Provided data ▸
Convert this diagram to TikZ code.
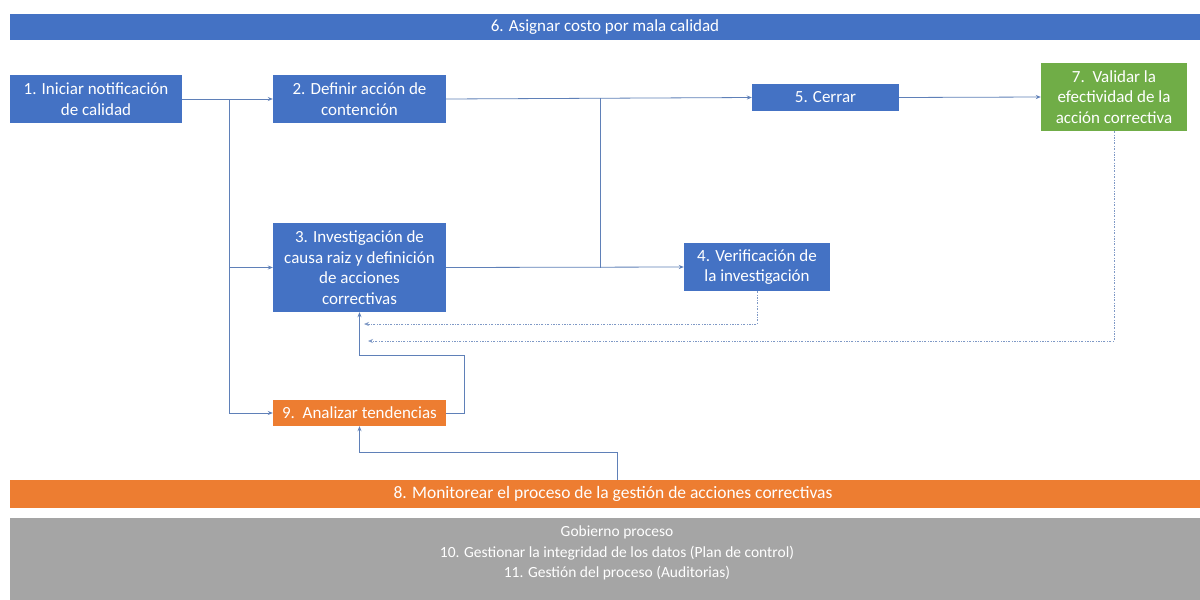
\documentclass[tikz,border=0pt]{standalone}
\usepackage{fontspec}
\setmainfont{Carlito}
\usetikzlibrary{arrows.meta}
\definecolor{cblue}{HTML}{4472C4}
\definecolor{corange}{HTML}{ED7D31}
\definecolor{cgreen}{HTML}{70AD47}
\definecolor{cgray}{HTML}{A5A5A5}
\definecolor{cline}{HTML}{5F80B8}
\begin{document}
\begin{tikzpicture}[x=1pt,y=-1pt,
  box/.style={fill=cblue, text=white, inner sep=0pt, align=center,
    font=\fontsize{17}{20.5}\selectfont},
  band/.style={inner sep=0pt, align=center, text=white},
  conn/.style={draw=cline, line width=0.8pt, -{Stealth[length=5pt,width=4pt]}},
  plain/.style={draw=cline, line width=0.8pt},
  fb/.style={draw=cline!80, line width=0.8pt, dash pattern=on 2pt off 1.5pt on 0.6pt off 1.5pt,
    -{Stealth[length=5pt,width=4pt]}}]
\useasboundingbox (0,0) rectangle (1200,600);
\fill[white] (0,0) rectangle (1200,600);

\node[band, fill=cblue, minimum width=1190pt, minimum height=26pt, font=\fontsize{17}{19}\selectfont]
  (bar6) at (605,27) {6. Asignar costo por mala calidad};
\node[box, minimum width=172pt, minimum height=48pt] (b1) at (96,99)
  {1. Iniciar notificación\\de calidad};
\node[box, minimum width=173pt, minimum height=48pt] (b2) at (359.5,99)
  {2. Definir acción de\\contención};
\node[box, minimum width=147pt, minimum height=27pt] (b5) at (825.5,97.5)
  {5. Cerrar};
\node[box, fill=cgreen, minimum width=146pt, minimum height=68pt] (b7) at (1114,97)
  {7.\ \ Validar la\\efectividad de la\\acción correctiva};
\node[box, minimum width=173pt, minimum height=89pt] (b3) at (359.5,267.5)
  {3. Investigación de\\causa raiz y definición\\de acciones\\correctivas};
\node[box, minimum width=146pt, minimum height=48pt] (b4) at (757,267)
  {4. Verificación de\\la investigación};
\node[box, fill=corange, minimum width=173pt, minimum height=26pt] (b9) at (359.5,413)
  {9.\ \ Analizar tendencias};
\node[band, fill=corange, minimum width=1206pt, minimum height=28pt, font=\fontsize{17.5}{19}\selectfont]
  (bar8) at (613,494) {8. Monitorear el proceso de la gestión de acciones correctivas};
\node[band, fill=cgray, minimum width=1214pt, minimum height=82pt, font=\fontsize{15.5}{20.5}\selectfont]
  (gov) at (617,559) {Gobierno proceso\\10. Gestionar la integridad de los datos (Plan de control)\\11. Gestión del proceso (Auditorias)\\[-12.5pt]\strut};

% connectors
\coordinate (j1) at (229,99);
\coordinate (j3) at (229,267.5);
\coordinate (j2) at (600,98);
\coordinate (j4) at (600,267.5);
\draw[conn] (b1.east) -- (b2.west);
\draw[conn] (j1) |- (b9.west);
\draw[conn] (j3) -- (b3.west);
\draw[conn] (b2.east) -- (b5.west);
\draw[conn] (b3.east) -- (b4.west);
\draw[plain] (j4) -- (j2);
\draw[conn] (b5.east) -- (b7.west);

\coordinate (f4) at (364,324);
\coordinate (f7) at (368,341);
\draw[fb] (b4.south) |- (f4);
\draw[fb] (b7.south) |- (f7);

\coordinate (k1) at (464,355);
\draw[conn] (b9.east) -| (k1) -| (b3.south);
\coordinate (k2) at (617,452);
\draw[conn] (k2 |- bar8.north) -- (k2) -| (b9.south);
\end{tikzpicture}
\end{document}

What is expected ▸ Return each line of the data, keeping its wording exact and omitting pictures.

Result of this exercise ▸
Convert this diagram to TikZ code.
\documentclass[tikz,border=0pt]{standalone}
\usepackage{fontspec}
\setmainfont{Carlito}
\usetikzlibrary{arrows.meta}
\definecolor{cblue}{HTML}{4472C4}
\definecolor{corange}{HTML}{ED7D31}
\definecolor{cgreen}{HTML}{70AD47}
\definecolor{cgray}{HTML}{A5A5A5}
\definecolor{cline}{HTML}{5F80B8}
\begin{document}
\begin{tikzpicture}[x=1pt,y=-1pt,
  box/.style={fill=cblue, text=white, inner sep=0pt, align=center,
    font=\fontsize{17}{20.5}\selectfont},
  band/.style={inner sep=0pt, align=center, text=white},
  conn/.style={draw=cline, line width=0.8pt, -{Stealth[length=5pt,width=4pt]}},
  plain/.style={draw=cline, line width=0.8pt},
  fb/.style={draw=cline!80, line width=0.8pt, dash pattern=on 2pt off 1.5pt on 0.6pt off 1.5pt,
    -{Stealth[length=5pt,width=4pt]}}]
\useasboundingbox (0,0) rectangle (1200,600);
\fill[white] (0,0) rectangle (1200,600);

\node[band, fill=cblue, minimum width=1190pt, minimum height=26pt, font=\fontsize{17}{19}\selectfont]
  (bar6) at (605,27) {6. Asignar costo por mala calidad};
\node[box, minimum width=172pt, minimum height=48pt] (b1) at (96,99)
  {1. Iniciar notificación\\de calidad};
\node[box, minimum width=173pt, minimum height=48pt] (b2) at (359.5,99)
  {2. Definir acción de\\contención};
\node[box, minimum width=147pt, minimum height=27pt] (b5) at (825.5,97.5)
  {5. Cerrar};
\node[box, fill=cgreen, minimum width=146pt, minimum height=68pt] (b7) at (1114,97)
  {7.\ \ Validar la\\efectividad de la\\acción correctiva};
\node[box, minimum width=173pt, minimum height=89pt] (b3) at (359.5,267.5)
  {3. Investigación de\\causa raiz y definición\\de acciones\\correctivas};
\node[box, minimum width=146pt, minimum height=48pt] (b4) at (757,267)
  {4. Verificación de\\la investigación};
\node[box, fill=corange, minimum width=173pt, minimum height=26pt] (b9) at (359.5,413)
  {9.\ \ Analizar tendencias};
\node[band, fill=corange, minimum width=1206pt, minimum height=28pt, font=\fontsize{17.5}{19}\selectfont]
  (bar8) at (613,494) {8. Monitorear el proceso de la gestión de acciones correctivas};
\node[band, fill=cgray, minimum width=1214pt, minimum height=82pt, font=\fontsize{15.5}{20.5}\selectfont]
  (gov) at (617,559) {Gobierno proceso\\10. Gestionar la integridad de los datos (Plan de control)\\11. Gestión del proceso (Auditorias)\\[-12.5pt]\strut};

% connectors
\coordinate (j1) at (229,99);
\coordinate (j3) at (229,267.5);
\coordinate (j2) at (600,98);
\coordinate (j4) at (600,267.5);
\draw[conn] (b1.east) -- (b2.west);
\draw[conn] (j1) |- (b9.west);
\draw[conn] (j3) -- (b3.west);
\draw[conn] (b2.east) -- (b5.west);
\draw[conn] (b3.east) -- (b4.west);
\draw[plain] (j4) -- (j2);
\draw[conn] (b5.east) -- (b7.west);

\coordinate (f4) at (364,324);
\coordinate (f7) at (368,341);
\draw[fb] (b4.south) |- (f4);
\draw[fb] (b7.south) |- (f7);

\coordinate (k1) at (464,355);
\draw[conn] (b9.east) -| (k1) -| (b3.south);
\coordinate (k2) at (617,452);
\draw[conn] (k2 |- bar8.north) -- (k2) -| (b9.south);
\end{tikzpicture}
\end{document}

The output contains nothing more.